In un articolo pubblicato la sera di giovedì 10 (dopo gli attacchi alle basi Onu, ndr) sul quotidiano statunitense online Military Times, il generale in pensione dei Marines Kenneth F. McKenzie Jr. ha scritto un articolo di analisi sulla presenza statunitense in Medio Oriente.
L’obiettivo regionale è l’Iran
“La struttura di basi statunitensi in Medio Oriente abbassa la nostra capacità di dissuadere l’Iran”, afferma il generale. “Dovremmo lavorare con l’Arabia Saudita, la Giordania, l’Oman e l’Egitto per identificare basi il più possibile a ovest dove poter dispiegare aerei, capacità di manutenzione, capacità di rifornimento e armi”.

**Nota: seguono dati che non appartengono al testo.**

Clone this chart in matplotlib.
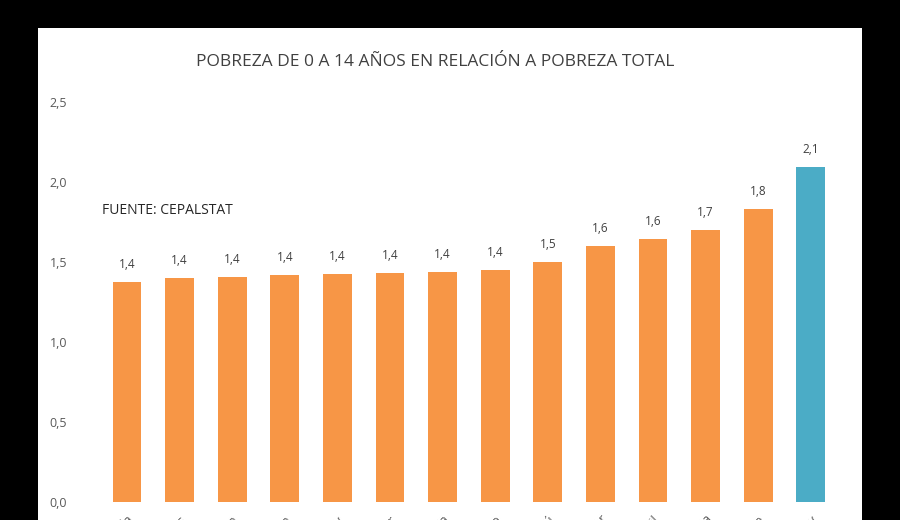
"""
Pobreza de 0 a 14 años en relación a pobreza total (CEPALSTAT).
"""
import matplotlib
matplotlib.use("Agg")
import matplotlib.pyplot as plt
import numpy as np

plt.rcParams["font.family"] = ["Open Sans", "DejaVu Sans"]

# datos
paises = ["Guatemala", "Honduras", "Nicaragua", "Bolivia", "Paraguay", "Ecuador",
          "Colombia", "México", "Perú", "El Salvador", "Brasil", "Costa Rica",
          "Chile", "Uruguay"]
ratio = [1.375, 1.396, 1.406, 1.417, 1.423, 1.431, 1.437, 1.448,
         1.50, 1.60, 1.64, 1.70, 1.83, 2.09]
etiquetas = ["1,4", "1,4", "1,4", "1,4", "1,4", "1,4", "1,4", "1,4",
             "1,5", "1,6", "1,6", "1,7", "1,8", "2,1"]
destacado = "Uruguay"

NARANJA = "#F79646"
CELESTE = "#4BACC6"
GRIS = "#595959"

W, H = 900, 520
fig = plt.figure(figsize=(W / 100, H / 100), dpi=100, facecolor="black")

# panel blanco (detrás de todo)
bg = fig.add_axes([38 / W, 0, (862 - 38) / W, (520 - 28) / H], zorder=-1)
bg.set_facecolor("white")
bg.set_axis_off()
bg.add_patch(plt.Rectangle((0, 0), 1, 1, transform=bg.transAxes,
                           facecolor="white", edgecolor="none"))

left, right = 100.7, 837.1
bottom, top = 501.7, 101.7
ax = fig.add_axes([left / W, (H - bottom) / H, (right - left) / W, (bottom - top) / H],
                  zorder=1)
ax.set_facecolor("none")

x = np.arange(len(paises))
colores = [CELESTE if p == destacado else NARANJA for p in paises]
bars = ax.bar(x, ratio, width=0.55, color=colores, zorder=2)

for b, t in zip(bars, etiquetas):
    ax.annotate(t, (b.get_x() + b.get_width() / 2, b.get_height()),
                xytext=(0, 8), textcoords="offset points",
                ha="center", va="bottom", fontsize=8.5, color="#404040")

ax.set_xlim(-0.5, len(paises) - 0.5)
ax.set_ylim(0, 2.5)
ax.set_yticks(np.arange(0, 2.51, 0.5))
ax.set_yticklabels([f"{v:.1f}".replace(".", ",") for v in np.arange(0, 2.51, 0.5)])
ax.set_xticks(x)
ax.set_xticklabels(paises, rotation=45, ha="right", rotation_mode="anchor")
ax.tick_params(axis="both", length=0, labelsize=9, colors=GRIS)
ax.tick_params(axis="y", pad=24)
ax.tick_params(axis="x", pad=8)
for s in ax.spines.values():
    s.set_visible(False)

fig.text(435 / W, (H - 62) / H, "POBREZA DE 0 A 14 AÑOS EN RELACIÓN A POBREZA TOTAL",
         ha="center", va="center", fontsize=12.5, color="#404040")
fig.text(102 / W, (H - 210) / H, "FUENTE: CEPALSTAT",
         ha="left", va="center", fontsize=10, color="#262626")

fig.savefig("out.png", dpi=100, facecolor="black")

La riflessione di McKenzie Jr. si riferisce ai necessari aggiustamenti delle forze terrestri e aeree statunitensi in vista del coinvolgimento dell’Iran nella guerra scatenata da Israele in Medio Oriente.
“In una guerra in piena regola con l’Iran, le basi di Al Dhafra negli Emirati Arabi Uniti e Al Udeid in Qatar saranno rese inutilizzabili da un attacco iraniano prolungato. Pertanto, dobbiamo riesaminare il nostro posizionamento nella regione, sia su base quotidiana che emergenziale”, continua l’analisi.

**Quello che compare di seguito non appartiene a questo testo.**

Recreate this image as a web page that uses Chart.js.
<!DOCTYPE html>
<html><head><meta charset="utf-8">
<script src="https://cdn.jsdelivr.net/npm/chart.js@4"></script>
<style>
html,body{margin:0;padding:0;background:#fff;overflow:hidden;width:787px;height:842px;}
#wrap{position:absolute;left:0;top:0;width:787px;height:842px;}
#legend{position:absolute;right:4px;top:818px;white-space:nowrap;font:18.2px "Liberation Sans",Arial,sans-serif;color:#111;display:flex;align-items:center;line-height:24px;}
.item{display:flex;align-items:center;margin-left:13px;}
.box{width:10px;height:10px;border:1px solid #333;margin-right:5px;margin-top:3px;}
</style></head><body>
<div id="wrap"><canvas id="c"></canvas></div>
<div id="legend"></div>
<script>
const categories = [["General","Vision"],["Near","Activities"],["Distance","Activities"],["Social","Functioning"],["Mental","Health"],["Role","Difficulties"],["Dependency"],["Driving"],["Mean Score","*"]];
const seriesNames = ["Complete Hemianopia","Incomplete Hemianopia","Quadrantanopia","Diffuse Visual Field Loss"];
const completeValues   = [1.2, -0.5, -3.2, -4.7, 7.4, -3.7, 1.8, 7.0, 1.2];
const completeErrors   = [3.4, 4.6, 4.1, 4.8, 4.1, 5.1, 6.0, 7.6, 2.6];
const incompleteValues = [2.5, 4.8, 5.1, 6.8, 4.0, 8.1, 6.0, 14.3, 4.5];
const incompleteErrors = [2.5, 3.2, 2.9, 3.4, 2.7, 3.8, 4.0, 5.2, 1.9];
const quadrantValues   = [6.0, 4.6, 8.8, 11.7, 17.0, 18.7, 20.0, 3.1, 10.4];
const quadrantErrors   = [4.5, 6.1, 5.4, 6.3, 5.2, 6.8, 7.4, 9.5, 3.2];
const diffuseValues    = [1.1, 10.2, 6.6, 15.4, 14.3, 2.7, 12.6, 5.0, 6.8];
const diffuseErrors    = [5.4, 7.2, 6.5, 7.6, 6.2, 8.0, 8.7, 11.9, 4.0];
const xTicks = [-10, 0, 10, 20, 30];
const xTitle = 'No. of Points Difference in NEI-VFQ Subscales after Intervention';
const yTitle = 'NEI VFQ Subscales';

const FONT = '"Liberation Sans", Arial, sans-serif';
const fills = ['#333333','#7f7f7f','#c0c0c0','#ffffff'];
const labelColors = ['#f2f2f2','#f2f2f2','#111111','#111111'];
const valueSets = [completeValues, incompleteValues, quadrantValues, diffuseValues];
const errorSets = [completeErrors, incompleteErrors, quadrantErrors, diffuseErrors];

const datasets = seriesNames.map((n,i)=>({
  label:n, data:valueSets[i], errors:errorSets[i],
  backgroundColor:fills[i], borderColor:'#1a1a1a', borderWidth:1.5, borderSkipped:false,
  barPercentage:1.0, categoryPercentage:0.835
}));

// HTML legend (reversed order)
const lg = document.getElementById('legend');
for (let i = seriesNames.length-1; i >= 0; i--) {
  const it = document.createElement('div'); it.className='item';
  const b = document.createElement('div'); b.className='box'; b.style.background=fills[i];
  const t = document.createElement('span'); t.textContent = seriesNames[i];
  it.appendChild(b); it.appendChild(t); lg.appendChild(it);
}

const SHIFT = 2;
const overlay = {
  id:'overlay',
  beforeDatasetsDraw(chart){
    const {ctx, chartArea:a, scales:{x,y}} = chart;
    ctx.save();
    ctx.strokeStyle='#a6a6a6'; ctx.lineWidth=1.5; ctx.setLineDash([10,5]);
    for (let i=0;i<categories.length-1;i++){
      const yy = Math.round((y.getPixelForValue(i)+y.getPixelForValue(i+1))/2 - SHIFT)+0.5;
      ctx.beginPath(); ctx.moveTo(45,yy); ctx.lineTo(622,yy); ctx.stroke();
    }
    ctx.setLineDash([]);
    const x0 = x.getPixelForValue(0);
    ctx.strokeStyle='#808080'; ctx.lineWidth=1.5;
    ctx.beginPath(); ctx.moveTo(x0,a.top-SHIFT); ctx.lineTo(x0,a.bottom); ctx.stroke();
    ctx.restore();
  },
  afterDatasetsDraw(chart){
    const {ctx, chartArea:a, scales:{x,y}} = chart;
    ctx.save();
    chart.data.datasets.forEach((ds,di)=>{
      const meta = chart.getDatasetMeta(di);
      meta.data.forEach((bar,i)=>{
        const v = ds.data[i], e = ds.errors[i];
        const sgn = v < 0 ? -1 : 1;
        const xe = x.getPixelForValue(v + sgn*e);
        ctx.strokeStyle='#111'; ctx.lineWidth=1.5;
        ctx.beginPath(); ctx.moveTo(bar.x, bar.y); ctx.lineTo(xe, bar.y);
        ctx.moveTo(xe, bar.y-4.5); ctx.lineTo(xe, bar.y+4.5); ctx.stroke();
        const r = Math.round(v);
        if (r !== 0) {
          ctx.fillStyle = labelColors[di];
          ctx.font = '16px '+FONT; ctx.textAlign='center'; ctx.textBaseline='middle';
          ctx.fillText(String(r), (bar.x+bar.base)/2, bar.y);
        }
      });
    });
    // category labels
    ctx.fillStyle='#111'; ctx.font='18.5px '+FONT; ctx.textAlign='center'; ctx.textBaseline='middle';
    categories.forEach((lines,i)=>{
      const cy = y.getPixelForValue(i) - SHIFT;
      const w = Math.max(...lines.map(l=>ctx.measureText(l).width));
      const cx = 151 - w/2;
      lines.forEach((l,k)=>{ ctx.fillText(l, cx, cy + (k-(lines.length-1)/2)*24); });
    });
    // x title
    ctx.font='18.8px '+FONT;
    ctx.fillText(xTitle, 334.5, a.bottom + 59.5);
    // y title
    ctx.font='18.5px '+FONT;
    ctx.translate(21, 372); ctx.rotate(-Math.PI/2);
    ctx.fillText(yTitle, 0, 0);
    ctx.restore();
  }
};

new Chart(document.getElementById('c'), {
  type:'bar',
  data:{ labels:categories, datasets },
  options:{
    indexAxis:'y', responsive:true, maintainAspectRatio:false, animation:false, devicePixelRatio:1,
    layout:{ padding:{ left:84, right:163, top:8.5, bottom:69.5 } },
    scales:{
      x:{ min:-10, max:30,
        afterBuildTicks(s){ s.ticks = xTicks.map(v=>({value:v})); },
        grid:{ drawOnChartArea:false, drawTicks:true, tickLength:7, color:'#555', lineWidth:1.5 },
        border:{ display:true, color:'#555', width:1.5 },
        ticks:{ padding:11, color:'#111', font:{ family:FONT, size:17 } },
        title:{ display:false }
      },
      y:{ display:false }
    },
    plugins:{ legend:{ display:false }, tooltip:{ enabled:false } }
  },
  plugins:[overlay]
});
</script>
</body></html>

Chi è il generale McKenzie Jr.?
Il generale Kenneth F. McKenzie Jr. è stato comandante in capo del Centcom dal 2019 al 2022. Il Centcom è uno dei comandi combattenti unificati del Dipartimento della Difesa degli Stati Uniti “competente” per l’area che va dal Mediterraneo orientale fino alle ex Repubbliche sovietiche dell’Asia centrale.
Dunque, è stato proprio questo generale a guidare la rovinosa fuga Nato da Kabul nell’agosto del 2021, nonché il ritiro delle truppe statunitensi dall’Iraq l’anno precedente.
Attualmente, come spesso accade ai generali in pensione, svolge funzione d’indirizzo politico-militare senza più il guinzaglio che la divisa impone come “distinguished fellow” presso l’Istituto Ebraico per la Sicurezza Nazionale d’America.
È pertanto un militare di peso, appena uscito dai teatri operativi ma verosimilmente ancora molto influente negli ambienti militari euroatlantici e nelle fila del sostegno a Israele.
L’analisi militare
Il ragionamento che propone McKenzie Jr. dal punto di vista militare appare logico perché, a una maggiore sicurezza per le forze terrestri, si accompagna una immutata efficacia per quelle aeree – secondo l’analisi – in caso di conflitto.
“Gli aerei potrebbero decollare dalle basi lontane e rifornirsi di carburante lungo il percorso per condurre operazioni sull’Iran. A seconda dell’esito del combattimento, potrebbero atterrare e fare rifornimento o riarmarsi nelle basi avanzate esistenti sul Golfo Persico, riducendo al minimo il loro tempo a terra e aumentando il loro ‘tasso di attività’ nel teatro operativo”.
Una base Centcom in Israele
Ma ciò che è interessante è il portato politico dell’avviso mandato dal generale, che coinvolge con poca sorpresa lo Stato d’Israele.
“C’è una seconda componente in questo nuovo costrutto di base, ed è l’opportunità resa possibile dall’ingresso di Israele nel 2021 nell’Area di Responsabilità (Aor) del Comando Centrale degli Stati Uniti (Centcom). Ora è possibile prendere in considerazione la possibilità di stabilirsi in Israele in caso di guerra con l’Iran”, scrive McKenzie Jr.
“Israele presenta gli stessi vantaggi geografici di una base nell’Arabia Saudita occidentale o in altri stati arabi e ha una potente e comprovata capacità di difesa aerea e missilistica. Il fatto che Israele sia ora nel Centcom facilita anche la formazione, l’interoperabilità e persino la manutenzione. Israele dovrebbe certamente essere in prima linea nelle possibili alternative di base”.
“Pronti a combattere”
Insomma, l’ex comandante in capo delle attività statunitensi anche in ambito Nato suggerisce di stabilire ufficialmente il comando operativo a stelle e strisce direttamente in Israele per sostenere lo Stato sionista in caso di guerra contro il “maligno Iran”.
Ed è bene non perder tempo, “ora dobbiamo muoverci in modo aggressivo per sviluppare alternative di base che dimostrino che siamo pronti a combattere e prevalere in una guerra prolungata e ad alta intensità con l’Iran”, conclude il generale.
Non proprio una postura che spinge per il negoziato e la fine delle ostilità in Medio Oriente.